同一时期,马斯克还参与了一场针对约尔·罗斯(Yoel Roth)的诽谤活动。罗斯是推特的前信任和安全主管,一些人毫无根据地指控他是恋童癖。尽管马斯克没有说出罗斯是恋童癖,但他在被一名博客主持人 @ 之后加入了一场与罗斯旧推文相关的对话。
几年前,马斯克就曾称一名参与了泰国青年足球队救援行动的英国潜水员有“恋童癖”,还因此惹上了官司,但最终无罪脱身。
据 CNN 报道,罗斯在多次收到死亡威胁后,被迫离开自己的家并躲起来。
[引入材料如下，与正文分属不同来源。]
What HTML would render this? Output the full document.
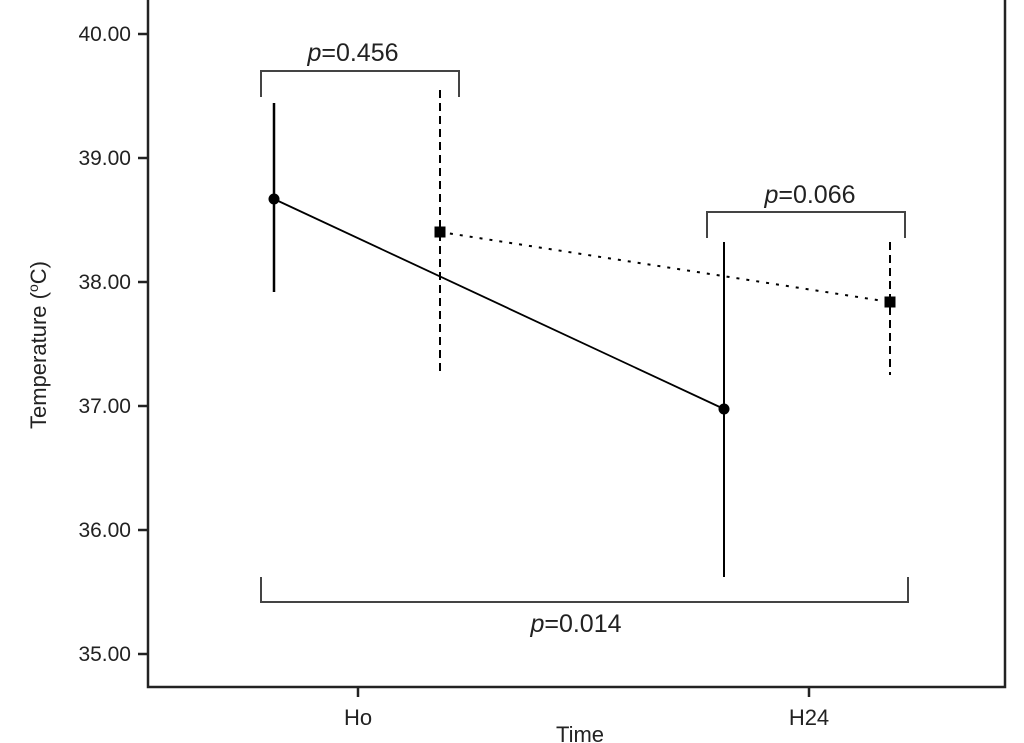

罗斯没有回复我们的置评请求。
马斯克还会随时随地做出决定,有时甚至是通过不科学的、容易被操控的推特投票。
与此同时,马斯克还专注于鼓励美国极右翼眼中的“言论自由”,即一种让言论近乎完全不受控制的状态。这完全忽略了推特在世界各地所扮演的角色。
达利特民权组织平等实验室(Equality Labs)的执行总监列蒙志·桑达拉拉扬(Thenmozhi Soundararajan)在 11 月底的电话会议上表示,马斯克接管推特是“世界末日般的”。
桑达拉拉扬曾是推特信任和安全委员会的成员,并且与该平台紧密合作,尝试解决推特上煽动针对印度边缘群体实施暴力的问题。
“我们看到了一家美国公司,在种族灭绝仍然存在的土地上运营,”桑达拉拉扬说。她还补充说,与她的组织工作过的所有推特员工都被解雇了。
马斯克治下的推特既重要又糟糕。对于那些长期使用推特来寻求帮助、获得知名度和创建支持性社区的人来说,他们找不到其他的平台。
但与此同时,马斯克也将自己定位成其中一些群体的对手。
许多用户,尤其是那些在意识形态上与马斯克不一致的用户,就只能眼睁睁地看着推特原本的内核(大脑)慢慢消逝(死亡),却不知道如何应对。比如,几位记者因为曾报道过马斯克而被推特封号,理由是这些记者“对他进行了 doxxing(人肉搜索)”。
是留下来,为心中那个原本的推特而斗争?还是远离现在这个会让自己受伤的是非之地,一走了之?
凯瑟琳·克罗斯(Katherine Cross)是华盛顿大学的一名博士生,专注于研究网络骚扰问题。她认为,曾经的那个推特可能永远都回不去了,是时候把这个平台的主流用户看作是与马斯克思维方式相似的群体了,而这个平台也应该被当作“小众社区”了。
“我们不能强迫推特做任何事,”她说,“所以我们不得不重新设想它在互联网生态系统中的位置。”